PAR L'ACTION du démon : c'est-à-dire par enchantement, comme nous le lisons au sujet de Simon le mage, qui par magie faisait s'évanouir les hommes de sorte qu'ils semblaient vraiment morts, et qu'ensuite en les faisant revenir à eux il donnait à penser aux badauds qu'il avait le pouvoir de ressusciter les morts.

OU PAR UNE AUTRE OPERATION QUI PARALYSE L'HOMME : Comme fait la maladie comitiale ou mal caduc. Cela signifie allégoriquement que comme la personne évanouie, soit par incantation diabolique soit par maladie, quand elle revient à elle, demeure hébétée et s'en étonne, parce qu'elle ne se rappelle pas comment cela lui est arrivé ; de même quand le pécheur est devenu voleur, soit par tentation diabolique soit par la maladie de sa propre sensualité, il s'étonne en lui-même comment il a bien pu se laisser vaincre par ce péché.
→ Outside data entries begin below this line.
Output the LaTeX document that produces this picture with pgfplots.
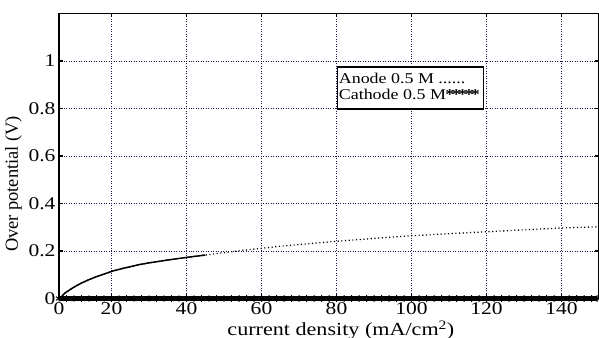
\documentclass[border=0pt]{standalone}
\usepackage{fontspec}
\setmainfont[FakeStretch=1.2]{Liberation Serif}
\newfontfamily\ylabfont{Liberation Serif}
\usepackage{pgfplots}
\usepackage{pgfplotstable}
\pgfplotsset{compat=1.18}
\definecolor{gridc}{rgb}{0.1,0.1,0.3}

\pgfplotstableread{
x y
6.2 0
7.5 0.022
9 0.038
10.2 0.050
12 0.065
13.8 0.078
15.5 0.089
17.3 0.099
20.4 0.116
23.1 0.127
27.5 0.143
30 0.150
35 0.162
40 0.173
45 0.183
51.5 0.196
55 0.203
60 0.211
65 0.220
70 0.227
80 0.241
90 0.253
100 0.264
110 0.273
120 0.281
130 0.289
140 0.297
150 0.302
}\anode

\begin{document}
\begin{tikzpicture}
\begin{axis}[
  scale only axis, width=540bp, height=285bp,
  xmin=6, xmax=150, ymin=0, ymax=1.2,
  xtick={6,20,40,60,80,100,120,140},
  xticklabels={0,20,40,60,80,100,120,140},
  ytick={0,0.2,0.4,0.6,0.8,1},
  yticklabels={0,0.2,0.4,0.6,0.8,1},
  tick align=inside, tick pos=both,
  major tick length=4bp,
  every tick/.style={black, line width=1.2pt},
  axis line style={black, line width=1.6pt},
  grid=major,
  major grid style={gridc, line width=0.8pt, dash pattern=on 0.9pt off 1.6pt},
  ticklabel style={font=\fontsize{18}{20}\selectfont},
  xticklabel style={yshift=-1bp},
  /pgf/number format/assume math mode=true,
  xlabel={current density (mA/cm\textsuperscript{2})},
  ylabel={Over potential (V)},
  xlabel style={font=\fontsize{18.5}{20}\selectfont, at={(ticklabel cs:0.522)}, inner sep=0pt, yshift=-2bp},
  ylabel style={font=\ylabfont\fontsize{18.5}{20}\selectfont, at={(ticklabel cs:0.402)}},
  clip=false,
  legend cell align=left,
  legend style={at={(rel axis cs:0.514,0.815)}, anchor=north west, draw=black, line width=1.6pt,
    font=\fontsize{15}{16}\selectfont, inner xsep=0.5pt, inner ysep=5.5pt, row sep=0pt,
    column sep=0pt,
    nodes={inner xsep=1pt, inner ysep=0pt, text height=11pt, text depth=4.7pt}},
  legend image code/.code={},
]
\addplot[black, line width=1.3pt, dash pattern=on 1.1pt off 2.6pt]
  table[x=x, y=y] {\anode};
\addlegendentry{Anode 0.5 M ......}
\addplot[black, line width=1.5pt, forget plot, restrict x to domain=6:48] table[x=x, y=y] {\anode};
\addplot[black, line width=5.5pt, mark=asterisk, mark size=3.5pt, mark options={line width=1pt, solid}]
  coordinates {
  (6,0) (8,0) (10,0) (12,0) (14,0) (16,0) (18,0) (20,0) (22,0) (24,0)
  (26,0) (28,0) (30,0) (32,0) (34,0) (36,0) (38,0) (40,0) (42,0) (44,0)
  (46,0) (48,0) (50,0) (52,0) (54,0) (56,0) (58,0) (60,0) (62,0) (64,0)
  (66,0) (68,0) (70,0) (72,0) (74,0) (76,0) (78,0) (80,0) (82,0) (84,0)
  (86,0) (88,0) (90,0) (92,0) (94,0) (96,0) (98,0) (100,0) (102,0) (104,0)
  (106,0) (108,0) (110,0) (112,0) (114,0) (116,0) (118,0) (120,0) (122,0) (124,0)
  (126,0) (128,0) (130,0) (132,0) (134,0) (136,0) (138,0) (140,0) (142,0) (144,0)
  (146,0) (148,0) (149.5,0)
  };
\addlegendentry{\makebox[143bp][l]{Cathode 0.5 M\kern-0.5pt\textbf{*\kern-2.6pt*\kern-2.6pt*\kern-2.6pt*\kern-2.6pt*}}}
\end{axis}
\pgfresetboundingbox
\path ([xshift=-59bp, yshift=-39.5bp]current axis.south west) rectangle ([yshift=13.5bp]current axis.north east);
\end{tikzpicture}
\end{document}
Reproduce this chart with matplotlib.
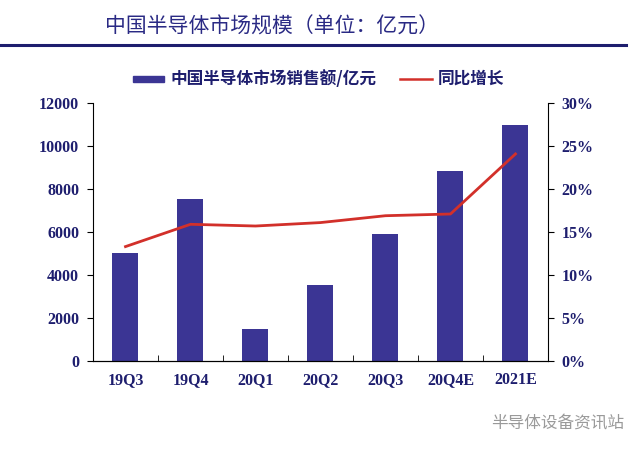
import matplotlib
matplotlib.use("Agg")
import matplotlib.pyplot as plt
from matplotlib.ticker import FuncFormatter, FixedLocator
from matplotlib.patches import Rectangle
from matplotlib.lines import Line2D

categories = ["19Q3", "19Q4", "20Q1", "20Q2", "20Q3", "20Q4E", "2021E"]
sales = [5040, 7550, 1460, 3540, 5900, 8850, 11000]
yoy = [13.3, 15.9, 15.7, 16.1, 16.9, 17.1, 24.1]
left_ticks = [0, 2000, 4000, 6000, 8000, 10000, 12000]
right_ticks = [0, 5, 10, 15, 20, 25, 30]

title = "中国半导体市场规模（单位：亿元）"
legend_bar = "中国半导体市场销售额/亿元"
legend_line = "同比增长"
watermark = "半导体设备资讯站"

navy = "#1e1e6e"
bar_color = "#3b3594"
line_color = "#d2302a"

plt.rcParams['font.family'] = ['Noto Sans CJK SC', 'DejaVu Sans']

fig = plt.figure(figsize=(6.4, 4.51), dpi=100)
fig.patch.set_facecolor("white")
ax = fig.add_axes([0.1453, 0.2002, 0.7109, 0.5707])
x = list(range(len(categories)))
ax.bar(x, sales, width=0.4, color=bar_color, zorder=2)
ax.set_xlim(-0.5, len(categories) - 0.5)
ax.set_ylim(0, 12000)
ax.set_yticks(left_ticks)
ax.set_xticks(x)
ax.set_xticklabels(categories)
ax.xaxis.set_minor_locator(FixedLocator([i + 0.5 for i in range(len(categories) - 1)]))
ax.tick_params(axis="x", which="major", length=0, pad=8)
ax.tick_params(axis="x", which="minor", direction="in", length=4, color="black")
ax.tick_params(axis="y", direction="out", length=4, pad=6)
ax.spines["top"].set_visible(False)
ax.spines["right"].set_visible(False)
for lab in ax.get_xticklabels() + ax.get_yticklabels():
    lab.set_fontfamily("Liberation Serif")
    lab.set_fontweight("bold")
    lab.set_fontsize(11.5)
    lab.set_color(navy)

ax2 = ax.twinx()
ax2.plot(x, yoy, color=line_color, lw=2, zorder=3)
ax2.set_ylim(0, 30)
ax2.set_yticks(right_ticks)
ax2.yaxis.set_major_formatter(FuncFormatter(lambda v, p: f"{int(v)}%"))
ax2.tick_params(axis="y", direction="out", length=4, pad=6)
ax2.spines["top"].set_visible(False)
ax2.spines["left"].set_visible(False)
for lab in ax2.get_yticklabels():
    lab.set_fontfamily("Liberation Serif")
    lab.set_fontweight("bold")
    lab.set_fontsize(11.5)
    lab.set_color(navy)

# title and rule
fig.text(0.164, 0.94, title, fontsize=15, fontweight="medium", color="#2a2a84",
         va="center", ha="left")
fig.add_artist(Line2D([0.0, 0.978], [0.900, 0.900], transform=fig.transFigure,
                      color="#1e1e6e", lw=2.2))

# legend
fig.add_artist(Rectangle((0.208, 0.818), 0.048, 0.014, transform=fig.transFigure,
                         color=bar_color))
fig.text(0.266, 0.825, legend_bar, fontsize=12, fontweight="bold", color=navy,
         va="center", ha="left")
fig.add_artist(Line2D([0.625, 0.675], [0.825, 0.825], transform=fig.transFigure,
                      color=line_color, lw=1.8))
fig.text(0.684, 0.825, legend_line, fontsize=12, fontweight="bold", color=navy,
         va="center", ha="left")

fig.text(0.975, 0.062, watermark, fontsize=12, color="#9a9a9a", va="center", ha="right")

fig.savefig("out.png", dpi=100, facecolor="white")
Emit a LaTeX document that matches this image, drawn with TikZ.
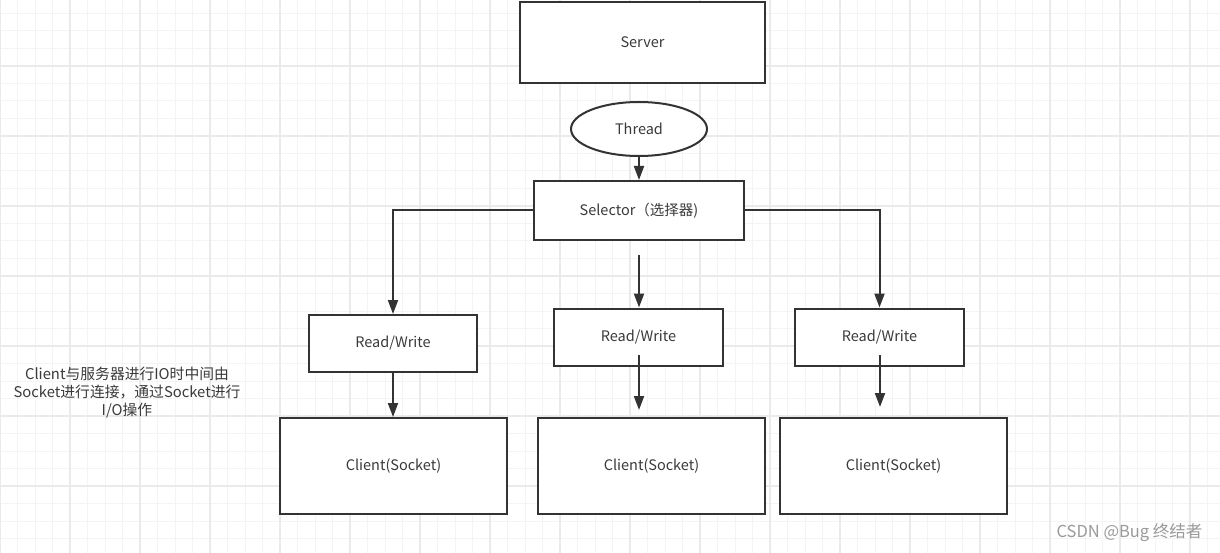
\documentclass[tikz,border=0pt]{standalone}
\usepackage{fontspec}
\setmainfont{Noto Sans CJK SC}
\usetikzlibrary{arrows.meta,shapes.geometric}
\definecolor{ink}{HTML}{333333}
\definecolor{txt}{HTML}{3A3A3A}
\definecolor{gridminor}{HTML}{F4F4F4}
\definecolor{gridmajor}{HTML}{EAEAEA}
\definecolor{wm}{HTML}{9A9A9A}
\tikzset{
  box/.style={draw=ink, line width=2pt, fill=white, text=txt, inner sep=0pt,
    font=\fontsize{14.5}{16}\selectfont},
  oval/.style={ellipse, draw=ink, line width=2pt, fill=white, text=txt, inner sep=0pt,
    font=\fontsize{14.5}{16}\selectfont},
  link/.style={draw=ink, line width=2pt, -{Triangle[length=14pt,width=10pt]}},
}
\begin{document}
\begin{tikzpicture}[x=1pt,y=-1pt]
\useasboundingbox (0,0) rectangle (1220,553);
\fill[white] (0,0) rectangle (1220,553);
% grid
\foreach \i in {0,...,70} {
  \draw[gridminor, line width=1pt] ({17.5*\i},0) -- ({17.5*\i},553);
}
\foreach \j in {0,...,32} {
  \draw[gridminor, line width=1pt] (0,{-4+17.5*\j}) -- (1220,{-4+17.5*\j});
}
\foreach \i in {0,...,17} {
  \draw[gridmajor, line width=1.3pt] ({70*\i},0) -- ({70*\i},553);
}
\foreach \j in {0,...,8} {
  \draw[gridmajor, line width=1.3pt] (0,{-4+70*\j}) -- (1220,{-4+70*\j});
}
% nodes
\node[box, minimum width=245pt, minimum height=81pt] (server) at (642.5,42.5) {Server};
\node[oval, minimum width=136pt, minimum height=54pt] (thread) at (639,129) {Thread};
\node[box, minimum width=210pt, minimum height=59pt] (sel) at (639,210.5) {Selector（选择器)};
\node[box, minimum width=168pt, minimum height=57pt] (rw1) at (393,343.5) {Read/Write};
\node[box, minimum width=169pt, minimum height=57pt] (rw2) at (638.5,337) {Read/Write};
\node[box, minimum width=169pt, minimum height=57pt] (rw3) at (879.5,337) {Read/Write};
\node[box, minimum width=227pt, minimum height=96pt] (c1) at (393.5,466) {Client(Socket)};
\node[box, minimum width=227pt, minimum height=96pt] (c2) at (651.5,466) {Client(Socket)};
\node[box, minimum width=227pt, minimum height=96pt] (c3) at (893.5,466) {Client(Socket)};
\node[text=txt, align=center, font=\fontsize{14.8}{18}\selectfont] (note) at (127,393)
  {Client与服务器进行IO时中间由\\Socket进行连接，通过Socket进行\\I/O操作};
\node[text=wm, anchor=east, font=\fontsize{16.5}{18}\selectfont] (wmk) at (1206,533) {CSDN @Bug 终结者};
% free ends
\coordinate (m1) at (639,255);
\coordinate (m2) at (639,355);
\coordinate (m2e) at (639,410);
\coordinate (m3) at (880,355);
\coordinate (m3e) at (880,407);
% connectors
\draw[link] (thread.south) -- (sel.north);
\draw[link] (sel.west) -| (rw1.north);
\draw[link] (sel.east) -| (rw3.north);
\draw[link] (m1) -- (rw2.north -| m1);
\draw[link] (rw1.south) -- (c1.north -| rw1.south);
\draw[link] (m2) -- (m2e);
\draw[link] (m3) -- (m3e);
\end{tikzpicture}
\end{document}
{118-120} OH PUISSANCE DE DIEU : Par cette exclamation il avertit le pécheur que bien qu'il soit pour les vivants plein de miséricorde, néanmoins après la mort il n'use que de sévérité qui est justice sans aucune miséricorde. Oh qu'elle est sévère la "puissance de Dieu qui s'abat à verse", c'est-à-dire qu'elle frappe avec véhémence et en grande abondance, "de tels coups", c'est-à-dire peines et supplices. D'où nous disons qu'il pleut à verse quand la pluie tombe en grande abondance.

PAR VENGEANCE : c'est-à-dire par châtiment, parce parfois la vengeance se prend pour un châtiment judiciaire et que c'est une sorte de justice.